During the apartheid era, all educational institutions were forced to serve a specific race group. The institution offered courses for white students; however, in 1987, the student population's makeup changed after the institution applied for and was granted permission to have the Government's regulation lifted on the quota for black students. The 1990s would usher in a new era for the Cape Technikon. This institution launched its new organizational structure, which featured six faculties, a new corporate identity, and a new vision and mission statement. In 2001 the Boland and Mowbray Education Colleges were incorporated into the Cape Technikon, forming the Faculty of Education at Wellington and Mowbray sites. In 1962 the Peninsula Technical College was established to cater for the steady growth in the number of colored apprentices in a variety of trades. Classes were conducted in Cape Town until the relocation to a site in Bellville in 1967, which today is the central campus of the Cape Peninsula University of Technology.
In the 1970's the institution had its status changed to a College of Advanced Technical Education and was rebranded as the Peninsula Colleges for Advanced Technical Education. However, this name and status change was short-lived, and in 1979, the college was legally established as the Peninsula Technikon. Primarily offering education to people of color during the apartheid era, the institution opened its doors to all races in 1987. The 1990's also ushered in more changes for the institution, which was empowered to offer degree programs. The year 1997 saw restructuring the institution's academic programs into the faculties of Engineering, Business, and Science.

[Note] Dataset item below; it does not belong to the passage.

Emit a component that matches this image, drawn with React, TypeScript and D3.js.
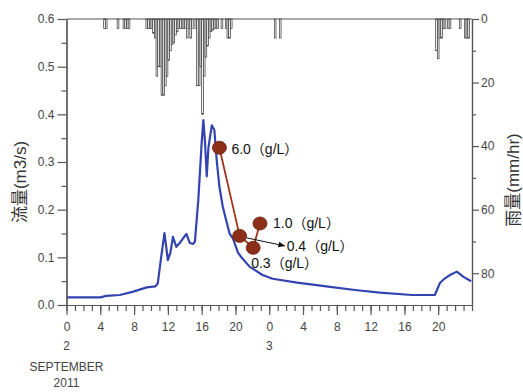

During March 2001, the Minister of Education, Kader Asmal, announced the National Plan on Higher Education. This plan saw the merger of various higher education institutions across South Africa and the formation of Universities of Technology. After lengthy processes, which involved the setting up of merger task teams and a renaming process, the Minister in 2003 approved the name, Cape Peninsula University of Technology. In 2005, Cape Peninsula University of Technology was officially launched, and on 1 February 2006, Prof Lineo Vuyisa Mazwi-Tanga was appointed as the first Vice-chancellor of the institution.